Raw data:
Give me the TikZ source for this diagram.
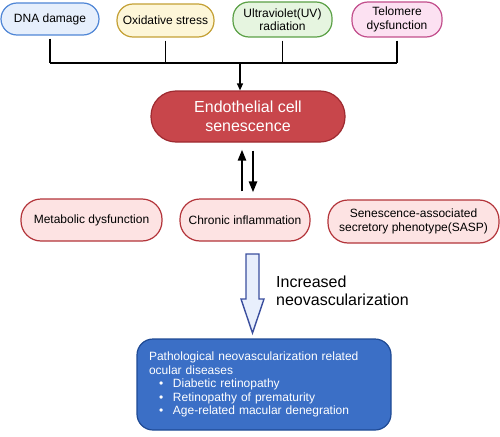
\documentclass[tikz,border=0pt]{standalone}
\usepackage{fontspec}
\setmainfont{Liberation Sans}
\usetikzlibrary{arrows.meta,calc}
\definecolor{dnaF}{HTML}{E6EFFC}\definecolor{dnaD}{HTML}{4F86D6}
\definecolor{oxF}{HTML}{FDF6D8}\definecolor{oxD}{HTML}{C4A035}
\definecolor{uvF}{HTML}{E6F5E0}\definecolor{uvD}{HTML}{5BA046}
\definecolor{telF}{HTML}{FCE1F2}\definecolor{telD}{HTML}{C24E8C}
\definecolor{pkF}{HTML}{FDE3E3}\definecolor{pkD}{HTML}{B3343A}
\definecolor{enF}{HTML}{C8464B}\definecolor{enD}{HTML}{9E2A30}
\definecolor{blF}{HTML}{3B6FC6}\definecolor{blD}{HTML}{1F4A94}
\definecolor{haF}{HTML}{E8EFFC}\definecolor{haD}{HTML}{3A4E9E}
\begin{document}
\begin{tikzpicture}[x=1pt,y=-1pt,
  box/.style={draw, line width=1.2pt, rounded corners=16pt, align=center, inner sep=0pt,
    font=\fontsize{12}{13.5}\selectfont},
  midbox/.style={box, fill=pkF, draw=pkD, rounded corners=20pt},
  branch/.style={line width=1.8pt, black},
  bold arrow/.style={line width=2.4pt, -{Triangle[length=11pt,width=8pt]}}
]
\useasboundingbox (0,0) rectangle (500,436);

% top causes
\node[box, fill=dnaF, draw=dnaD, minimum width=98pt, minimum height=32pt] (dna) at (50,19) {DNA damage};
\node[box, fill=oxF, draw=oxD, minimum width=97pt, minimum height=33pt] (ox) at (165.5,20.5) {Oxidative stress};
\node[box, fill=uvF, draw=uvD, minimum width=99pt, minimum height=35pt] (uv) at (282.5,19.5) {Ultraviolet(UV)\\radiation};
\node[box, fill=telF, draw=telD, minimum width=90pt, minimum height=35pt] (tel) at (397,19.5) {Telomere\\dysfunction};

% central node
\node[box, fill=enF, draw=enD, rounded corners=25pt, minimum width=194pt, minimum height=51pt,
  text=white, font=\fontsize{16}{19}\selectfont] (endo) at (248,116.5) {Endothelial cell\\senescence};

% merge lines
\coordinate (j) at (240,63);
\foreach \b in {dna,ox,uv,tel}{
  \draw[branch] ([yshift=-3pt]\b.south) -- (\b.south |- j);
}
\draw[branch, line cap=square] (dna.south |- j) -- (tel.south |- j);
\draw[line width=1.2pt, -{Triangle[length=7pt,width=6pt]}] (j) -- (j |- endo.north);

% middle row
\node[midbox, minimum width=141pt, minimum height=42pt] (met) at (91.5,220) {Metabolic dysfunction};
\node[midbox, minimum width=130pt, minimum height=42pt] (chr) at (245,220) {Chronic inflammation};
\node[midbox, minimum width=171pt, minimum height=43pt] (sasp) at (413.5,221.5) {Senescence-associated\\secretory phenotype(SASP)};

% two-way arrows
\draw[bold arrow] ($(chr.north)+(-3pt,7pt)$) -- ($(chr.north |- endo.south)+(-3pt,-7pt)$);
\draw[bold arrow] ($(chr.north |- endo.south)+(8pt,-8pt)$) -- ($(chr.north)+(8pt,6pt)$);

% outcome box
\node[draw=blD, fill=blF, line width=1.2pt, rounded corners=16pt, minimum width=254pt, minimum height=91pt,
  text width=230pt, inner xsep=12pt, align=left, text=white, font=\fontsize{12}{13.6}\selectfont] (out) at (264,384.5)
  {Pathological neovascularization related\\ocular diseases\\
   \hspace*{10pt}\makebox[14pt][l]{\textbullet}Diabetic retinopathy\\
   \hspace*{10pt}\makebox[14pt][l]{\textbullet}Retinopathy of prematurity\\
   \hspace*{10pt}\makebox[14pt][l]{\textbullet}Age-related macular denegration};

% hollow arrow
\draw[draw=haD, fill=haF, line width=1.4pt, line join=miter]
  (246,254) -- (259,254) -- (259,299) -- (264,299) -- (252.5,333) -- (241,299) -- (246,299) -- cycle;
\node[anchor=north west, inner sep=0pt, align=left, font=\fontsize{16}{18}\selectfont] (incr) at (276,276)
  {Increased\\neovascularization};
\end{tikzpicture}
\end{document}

Task requirements:
Leave the images out and output the remaining material exactly as it stands.

Written solution:
Give me the TikZ source for this diagram.
\documentclass[tikz,border=0pt]{standalone}
\usepackage{fontspec}
\setmainfont{Liberation Sans}
\usetikzlibrary{arrows.meta,calc}
\definecolor{dnaF}{HTML}{E6EFFC}\definecolor{dnaD}{HTML}{4F86D6}
\definecolor{oxF}{HTML}{FDF6D8}\definecolor{oxD}{HTML}{C4A035}
\definecolor{uvF}{HTML}{E6F5E0}\definecolor{uvD}{HTML}{5BA046}
\definecolor{telF}{HTML}{FCE1F2}\definecolor{telD}{HTML}{C24E8C}
\definecolor{pkF}{HTML}{FDE3E3}\definecolor{pkD}{HTML}{B3343A}
\definecolor{enF}{HTML}{C8464B}\definecolor{enD}{HTML}{9E2A30}
\definecolor{blF}{HTML}{3B6FC6}\definecolor{blD}{HTML}{1F4A94}
\definecolor{haF}{HTML}{E8EFFC}\definecolor{haD}{HTML}{3A4E9E}
\begin{document}
\begin{tikzpicture}[x=1pt,y=-1pt,
  box/.style={draw, line width=1.2pt, rounded corners=16pt, align=center, inner sep=0pt,
    font=\fontsize{12}{13.5}\selectfont},
  midbox/.style={box, fill=pkF, draw=pkD, rounded corners=20pt},
  branch/.style={line width=1.8pt, black},
  bold arrow/.style={line width=2.4pt, -{Triangle[length=11pt,width=8pt]}}
]
\useasboundingbox (0,0) rectangle (500,436);

% top causes
\node[box, fill=dnaF, draw=dnaD, minimum width=98pt, minimum height=32pt] (dna) at (50,19) {DNA damage};
\node[box, fill=oxF, draw=oxD, minimum width=97pt, minimum height=33pt] (ox) at (165.5,20.5) {Oxidative stress};
\node[box, fill=uvF, draw=uvD, minimum width=99pt, minimum height=35pt] (uv) at (282.5,19.5) {Ultraviolet(UV)\\radiation};
\node[box, fill=telF, draw=telD, minimum width=90pt, minimum height=35pt] (tel) at (397,19.5) {Telomere\\dysfunction};

% central node
\node[box, fill=enF, draw=enD, rounded corners=25pt, minimum width=194pt, minimum height=51pt,
  text=white, font=\fontsize{16}{19}\selectfont] (endo) at (248,116.5) {Endothelial cell\\senescence};

% merge lines
\coordinate (j) at (240,63);
\foreach \b in {dna,ox,uv,tel}{
  \draw[branch] ([yshift=-3pt]\b.south) -- (\b.south |- j);
}
\draw[branch, line cap=square] (dna.south |- j) -- (tel.south |- j);
\draw[line width=1.2pt, -{Triangle[length=7pt,width=6pt]}] (j) -- (j |- endo.north);

% middle row
\node[midbox, minimum width=141pt, minimum height=42pt] (met) at (91.5,220) {Metabolic dysfunction};
\node[midbox, minimum width=130pt, minimum height=42pt] (chr) at (245,220) {Chronic inflammation};
\node[midbox, minimum width=171pt, minimum height=43pt] (sasp) at (413.5,221.5) {Senescence-associated\\secretory phenotype(SASP)};

% two-way arrows
\draw[bold arrow] ($(chr.north)+(-3pt,7pt)$) -- ($(chr.north |- endo.south)+(-3pt,-7pt)$);
\draw[bold arrow] ($(chr.north |- endo.south)+(8pt,-8pt)$) -- ($(chr.north)+(8pt,6pt)$);

% outcome box
\node[draw=blD, fill=blF, line width=1.2pt, rounded corners=16pt, minimum width=254pt, minimum height=91pt,
  text width=230pt, inner xsep=12pt, align=left, text=white, font=\fontsize{12}{13.6}\selectfont] (out) at (264,384.5)
  {Pathological neovascularization related\\ocular diseases\\
   \hspace*{10pt}\makebox[14pt][l]{\textbullet}Diabetic retinopathy\\
   \hspace*{10pt}\makebox[14pt][l]{\textbullet}Retinopathy of prematurity\\
   \hspace*{10pt}\makebox[14pt][l]{\textbullet}Age-related macular denegration};

% hollow arrow
\draw[draw=haD, fill=haF, line width=1.4pt, line join=miter]
  (246,254) -- (259,254) -- (259,299) -- (264,299) -- (252.5,333) -- (241,299) -- (246,299) -- cycle;
\node[anchor=north west, inner sep=0pt, align=left, font=\fontsize{16}{18}\selectfont] (incr) at (276,276)
  {Increased\\neovascularization};
\end{tikzpicture}
\end{document}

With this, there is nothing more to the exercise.